======== Recorded data
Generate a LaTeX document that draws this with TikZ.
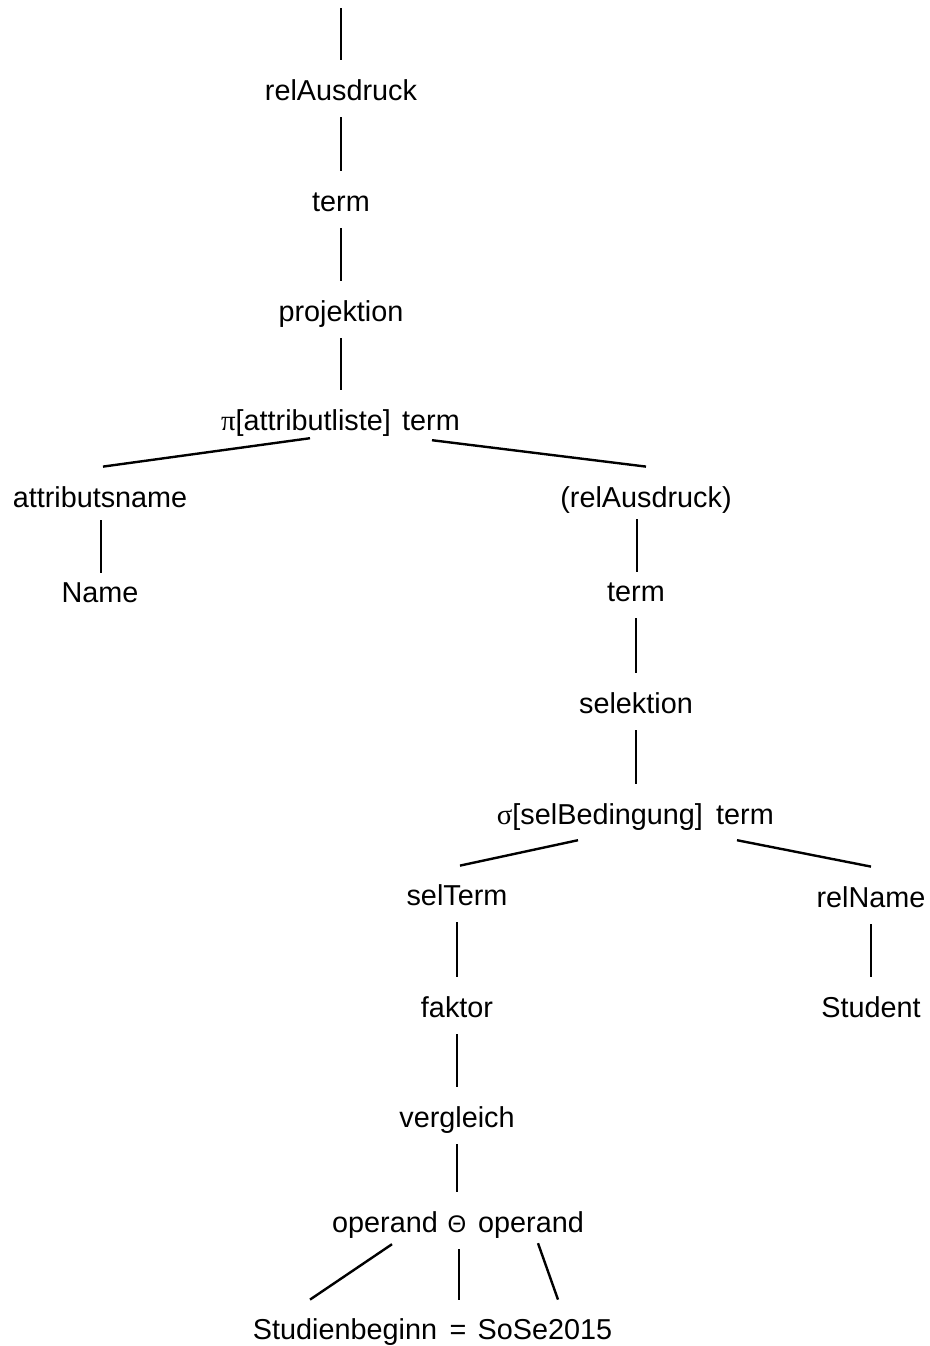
\documentclass[tikz,border=0pt]{standalone}
\usepackage{fontspec}
\setmainfont{Liberation Sans}
\newfontfamily\grk{Liberation Serif}
\usetikzlibrary{calc}
\begin{document}
\begin{tikzpicture}[x=0.5pt, y=-0.5pt,
  lbl/.style={font=\fontsize{14.4}{17}\selectfont, inner xsep=0pt, inner ysep=0pt, outer sep=0pt,
    text height=20.2pt, text depth=8.6pt, anchor=base},
  edge/.style={line width=1.2pt}]
  \useasboundingbox (0,0) rectangle (930,1346);
  % main chain
  \coordinate (root) at (341,8);
  \node[lbl] (ra) at (341,100) {relAusdruck};
  \node[lbl] (t1) at (341,211) {term};
  \node[lbl] (proj) at (341,321) {projektion};
  \node[lbl] (pilist) at (306,430) {{\grk π}[attributliste]};
  \node[lbl] (pterm) at (431,430) {term};
  \draw[edge] (root) -- (ra.north);
  \draw[edge] (ra.south) -- (t1.north);
  \draw[edge] (t1.south) -- (proj.north);
  \draw[edge] (proj.south) -- (proj.south |- pilist.north);
  % left branch
  \node[lbl] (attr) at (100,507) {attributsname};
  \node[lbl] (name) at (100,602) {Name};
  \draw[edge] ($(pilist.south)+(4,-9)$) -- ($(attr.north)+(3,0)$);
  \draw[edge] ($(attr.south)+(1,-4)$) -- ($(name.north)+(1,11)$);
  % right branch
  \node[lbl] (ra2) at (646,507) {(relAusdruck)};
  \node[lbl] (t2) at (636,601) {term};
  \node[lbl] (sel) at (636,713) {selektion};
  \node[lbl] (sig) at (600,824) {{\grk σ}[selBedingung]};
  \node[lbl] (sterm) at (745,824) {term};
  \draw[edge] ($(pterm.south)+(1,-7)$) -- (ra2.north);
  \draw[edge] ($(t2.north |- ra2.south)+(1,-5)$) -- ($(t2.north)+(1,11)$);
  \draw[edge] (t2.south) -- (sel.north);
  \draw[edge] (sel.south) -- (sel.south |- sig.north);
  % selection condition
  \node[lbl] (selt) at (457,905) {selTerm};
  \node[lbl] (fak) at (457,1017) {faktor};
  \node[lbl] (verg) at (457,1127) {vergleich};
  \draw[edge] ($(sig.south)+(-22,-1)$) -- ($(selt.north)+(3,1)$);
  \draw[edge] (selt.south) -- (fak.north);
  \draw[edge] (fak.south) -- (verg.north);
  % relation name
  \node[lbl] (reln) at (871,907) {relName};
  \node[lbl] (stud) at (871,1017) {Student};
  \draw[edge] ($(sterm.south)+(-8,-1)$) -- (reln.north);
  \draw[edge] (reln.south) -- (stud.north);
  % comparison
  \node[lbl] (op1) at (385,1232) {operand};
  \node[lbl] (theta) at (457,1232) {\fontsize{12}{14}\selectfont Θ};
  \node[lbl] (op2) at (531,1232) {operand};
  \draw[edge] (verg.south) -- (verg.south |- theta.north);
  \node[lbl] (sb) at (345,1339) {Studienbeginn};
  \node[lbl] (eq) at (458,1339) {=};
  \node[lbl] (sose) at (545,1339) {SoSe2015};
  \draw[edge] ($(op1.south)+(7,-5)$) -- ($(sb.north)+(-35,1)$);
  \draw[edge] ($(theta.south)+(2,0)$) -- ($(eq.north)+(1,1)$);
  \draw[edge] ($(op2.south)+(7,-6)$) -- ($(sose.north)+(13,1)$);
\end{tikzpicture}
\end{document}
================
Job = Return each line from the material above exactly, but not the pictures.

Task answer =
Generate a LaTeX document that draws this with TikZ.
\documentclass[tikz,border=0pt]{standalone}
\usepackage{fontspec}
\setmainfont{Liberation Sans}
\newfontfamily\grk{Liberation Serif}
\usetikzlibrary{calc}
\begin{document}
\begin{tikzpicture}[x=0.5pt, y=-0.5pt,
  lbl/.style={font=\fontsize{14.4}{17}\selectfont, inner xsep=0pt, inner ysep=0pt, outer sep=0pt,
    text height=20.2pt, text depth=8.6pt, anchor=base},
  edge/.style={line width=1.2pt}]
  \useasboundingbox (0,0) rectangle (930,1346);
  % main chain
  \coordinate (root) at (341,8);
  \node[lbl] (ra) at (341,100) {relAusdruck};
  \node[lbl] (t1) at (341,211) {term};
  \node[lbl] (proj) at (341,321) {projektion};
  \node[lbl] (pilist) at (306,430) {{\grk π}[attributliste]};
  \node[lbl] (pterm) at (431,430) {term};
  \draw[edge] (root) -- (ra.north);
  \draw[edge] (ra.south) -- (t1.north);
  \draw[edge] (t1.south) -- (proj.north);
  \draw[edge] (proj.south) -- (proj.south |- pilist.north);
  % left branch
  \node[lbl] (attr) at (100,507) {attributsname};
  \node[lbl] (name) at (100,602) {Name};
  \draw[edge] ($(pilist.south)+(4,-9)$) -- ($(attr.north)+(3,0)$);
  \draw[edge] ($(attr.south)+(1,-4)$) -- ($(name.north)+(1,11)$);
  % right branch
  \node[lbl] (ra2) at (646,507) {(relAusdruck)};
  \node[lbl] (t2) at (636,601) {term};
  \node[lbl] (sel) at (636,713) {selektion};
  \node[lbl] (sig) at (600,824) {{\grk σ}[selBedingung]};
  \node[lbl] (sterm) at (745,824) {term};
  \draw[edge] ($(pterm.south)+(1,-7)$) -- (ra2.north);
  \draw[edge] ($(t2.north |- ra2.south)+(1,-5)$) -- ($(t2.north)+(1,11)$);
  \draw[edge] (t2.south) -- (sel.north);
  \draw[edge] (sel.south) -- (sel.south |- sig.north);
  % selection condition
  \node[lbl] (selt) at (457,905) {selTerm};
  \node[lbl] (fak) at (457,1017) {faktor};
  \node[lbl] (verg) at (457,1127) {vergleich};
  \draw[edge] ($(sig.south)+(-22,-1)$) -- ($(selt.north)+(3,1)$);
  \draw[edge] (selt.south) -- (fak.north);
  \draw[edge] (fak.south) -- (verg.north);
  % relation name
  \node[lbl] (reln) at (871,907) {relName};
  \node[lbl] (stud) at (871,1017) {Student};
  \draw[edge] ($(sterm.south)+(-8,-1)$) -- (reln.north);
  \draw[edge] (reln.south) -- (stud.north);
  % comparison
  \node[lbl] (op1) at (385,1232) {operand};
  \node[lbl] (theta) at (457,1232) {\fontsize{12}{14}\selectfont Θ};
  \node[lbl] (op2) at (531,1232) {operand};
  \draw[edge] (verg.south) -- (verg.south |- theta.north);
  \node[lbl] (sb) at (345,1339) {Studienbeginn};
  \node[lbl] (eq) at (458,1339) {=};
  \node[lbl] (sose) at (545,1339) {SoSe2015};
  \draw[edge] ($(op1.south)+(7,-5)$) -- ($(sb.north)+(-35,1)$);
  \draw[edge] ($(theta.south)+(2,0)$) -- ($(eq.north)+(1,1)$);
  \draw[edge] ($(op2.south)+(7,-6)$) -- ($(sose.north)+(13,1)$);
\end{tikzpicture}
\end{document}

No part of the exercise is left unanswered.